- Born: 28 March 1776
- Died: 18 February 1869 (aged 92)
- Occupations: Divine and antiquarian

= John Webb (antiquary) =

English divine and antiquarian

John Webb (28 March 1776 – 18 February 1869) was an English divine and antiquarian.

==Biography==
Webb was the eldest son of William Webb, of Castle Street, London, a cadet of the family of Webb of Odstock, Wiltshire, by his wife Ann, the daughter and coheiress of James Sise, medical officer to the Aldgate dispensary, was born on 28 March 1776. He was admitted to St. Paul's school on 28 July 1785. He was captain of the school 1794–1795, and in the latter year proceeded to Wadham College, Oxford, as Pauline exhibitioner. He graduated B.A. on 21 March 1798, and M.A. on 3 November 1802. In 1800, he was ordained to the curacy of Ravenstone in the diocese of Lichfield and Coventry, and in the course of a ministry of about sixty years was successively curate of Ripple, in the diocese of Worcester; Ross in that of Hereford; lecturer of St. Martin's, with the chapelry of St. Bartholomew's, Birmingham; perpetual curate of Waterfall in Staffordshire on 7 Sept. 1801; minor canon of the cathedral of Worcester, with the rectory of St. Clement's in that city on 5 February 1811; rector of Tretire (he rebuilt the church at his own cost in 1857), with Michael-church, in the gift of Guy's Hospital, on 17 Jan. 1812; minor canon of the cathedral of Gloucester; and vicar of St. John's, Cardiff, in the gift of the dean and chapter of Gloucester on 10 Jan. 1822, which he held with Tretire till the Christmas of 1863. Webb was a devoted student of antiquities (he was elected a fellow of the Society of Antiquaries in 1819), learned in Latin and in Norman-French, and was skilful in palæography. He was also something of a poet; a piece of verse by him in imitation of Lord Surrey's style was included in Surrey's works, escaping detection even at the hands of Nott, their editor. He was deeply interested in music. Mehul's oratorio ‘Joseph’ and part of Haydn's ‘Seasons’ were adapted by him for the Birmingham musical festival. He wrote the words for the oratorio ‘David,’ first performed in 1834 at the Birmingham musical festival (1834, 4to), composed by his intimate friend Chevalier Newkomm, which was received in America with enthusiasm, and he prepared a similar foundation for a libretto of Mendelssohn's projected but unaccomplished oratorio, ‘The Hebrew Mother.’

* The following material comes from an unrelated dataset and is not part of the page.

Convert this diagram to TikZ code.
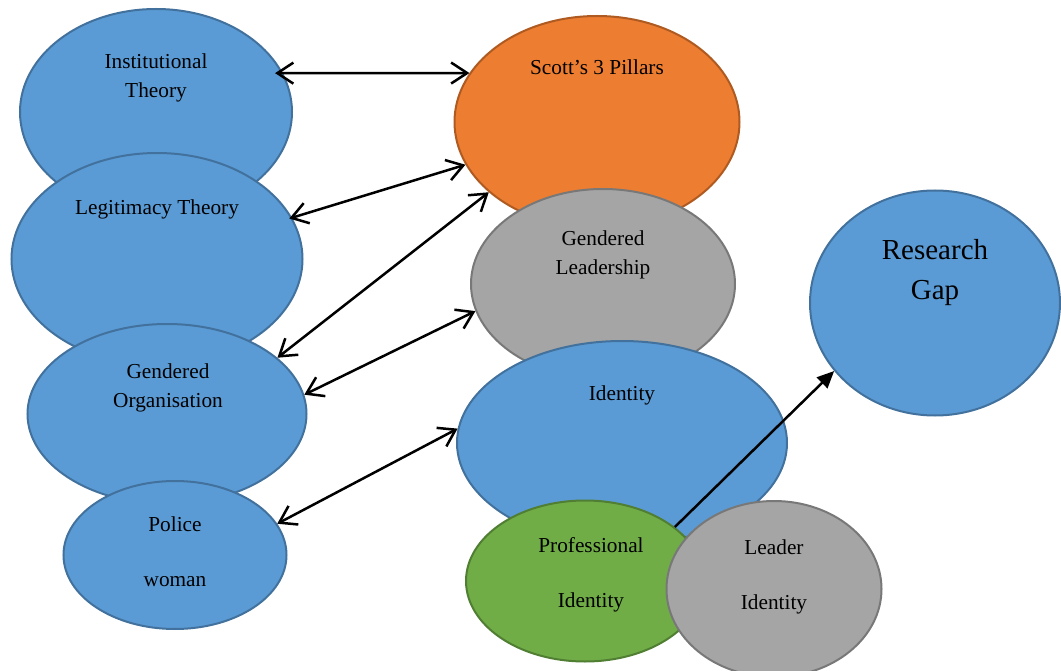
\documentclass[tikz,border=0pt]{standalone}
\usepackage{fontspec}
\setmainfont{Liberation Serif}
\usetikzlibrary{shapes.geometric,arrows.meta}
\definecolor{bluefill}{HTML}{5B9BD5}
\definecolor{blueline}{HTML}{41719C}
\definecolor{orangefill}{HTML}{ED7D31}
\definecolor{orangeline}{HTML}{AE5A21}
\definecolor{grayfill}{HTML}{A5A5A5}
\definecolor{grayline}{HTML}{787878}
\definecolor{greenfill}{HTML}{70AD47}
\definecolor{greenline}{HTML}{507E32}
\tikzset{
  bubble/.style={ellipse, inner sep=0pt, line width=2pt},
  bluebub/.style={bubble, fill=bluefill, draw=blueline},
  orangebub/.style={bubble, fill=orangefill, draw=orangeline},
  graybub/.style={bubble, fill=grayfill, draw=grayline},
  greenbub/.style={bubble, fill=greenfill, draw=greenline},
  txt/.style={align=center, inner sep=0pt, font=\fontsize{21.3}{29}\selectfont},
  widetxt/.style={txt, font=\fontsize{21.3}{55}\selectfont},
  bigtxt/.style={txt, font=\fontsize{29}{40}\selectfont},
  barb/.tip={Straight Barb[length=16pt,width=21pt,line width=2.5pt]},
  link/.style={line width=2.5pt, barb-barb},
  onearrow/.style={line width=2.5pt, -{Triangle[length=17pt,width=15pt]}}
}
\begin{document}
\begin{tikzpicture}[x=1pt,y=-1pt]
\useasboundingbox (0,0) rectangle (1061,671);
\clip (0,0) rectangle (1061,671);

% left column of theories
\node[bluebub, minimum width=272pt, minimum height=206pt] (inst) at (156,112) {};
\node[bluebub, minimum width=291pt, minimum height=212pt] (legit) at (157,259) {};
\node[bluebub, minimum width=279pt, minimum height=180pt] (gorg) at (167,414) {};
\node[bluebub, minimum width=223pt, minimum height=148pt] (police) at (175,555) {};

% centre column
\node[orangebub, minimum width=285pt, minimum height=212pt] (scott) at (597,122) {};
\node[graybub, minimum width=264pt, minimum height=190pt] (glead) at (603,284) {};
\node[bluebub, minimum width=330pt, minimum height=204pt] (ident) at (622,443) {};
\node[greenbub, minimum width=238pt, minimum height=161pt] (prof) at (585,581) {};
\node[graybub, minimum width=215pt, minimum height=176pt] (leader) at (774,589) {};

% right
\node[bluebub, minimum width=250pt, minimum height=225pt] (gap) at (935,303) {};

% texts
\node[txt] (instT) at (156,77.5) {Institutional\\Theory};
\node[txt] (legitT) at (157,209) {Legitimacy Theory};
\node[txt] (gorgT) at (168,387.5) {Gendered\\Organisation};
\node[widetxt] (policeT) at (175,551.5) {Police\\woman};
\node[txt] (scottT) at (597,67) {Scott’s 3 Pillars};
\node[txt] (gleadT) at (603,254.5) {Gendered\\Leadership};
\node[txt] (identT) at (622,395) {Identity};
\node[widetxt] (profT) at (591,574.5) {Professional\\Identity};
\node[widetxt] (leaderT) at (774,576.5) {Leader\\Identity};
\node[bigtxt] (gapT) at (935,273) {Research\\Gap};

% connectors
\draw[link, shorten <=-8pt] (inst.17.3) -- (scott.159.4);
\draw[link, shorten <=-3pt] (legit.17.9) -- (scott.198.9);
\draw[link] (gorg.27.6) -- (scott.213.1);
\draw[link] (gorg.8.9) -- (glead.192.2);
\draw[link] (police.17.6) -- (ident.175.2);
\draw[onearrow] (prof.31) -- (gap.214.8);
\end{tikzpicture}
\end{document}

Webb died at Hardwick Vicarage, his son's residence, 18 February 1869, being buried at Hardwick. He married Sarah (1776–1849), niece of Judd Harding of Solihull in Warwickshire, whose family traced descent to Shakespeare's kindred, and had by her Thomas William Webb, and a daughter Frances, who died in infancy. There are two portraits of him in existence—one a miniature painted in early life, now at Odstock, Netley, Hampshire, and a watercolour drawing depicting him in advanced life, which was in the possession of F. E. Webb, esq., of 113 Maida Vale, London.

Besides several papers contributed to ‘Archæologia,’ Webb was the author of: 1. ‘Some Account of the Monument and Character of T. Westfaling,’ 1818. 2. ‘An Essay on the Abbey of Gloucester,’ written for Britton's ‘History and Antiquities of Gloucester Cathedral,’ privately printed in 1829. 3. ‘A Translation of the Charter of Gloucester,’ privately printed in 1834. 4. ‘The Household Roll of Bishop Swynfield,’ edited for the Camden Society, 1854.

He left unfinished an edition for the Camden Society of the manuscript ‘Military Memoirs of Colonel John Birch,’ which was published in 1873, and ‘Memorials of the Civil War as it affected Herefordshire,’ which was published in 1879 by his son Thomas William Webb (London, 2 vols. 8vo).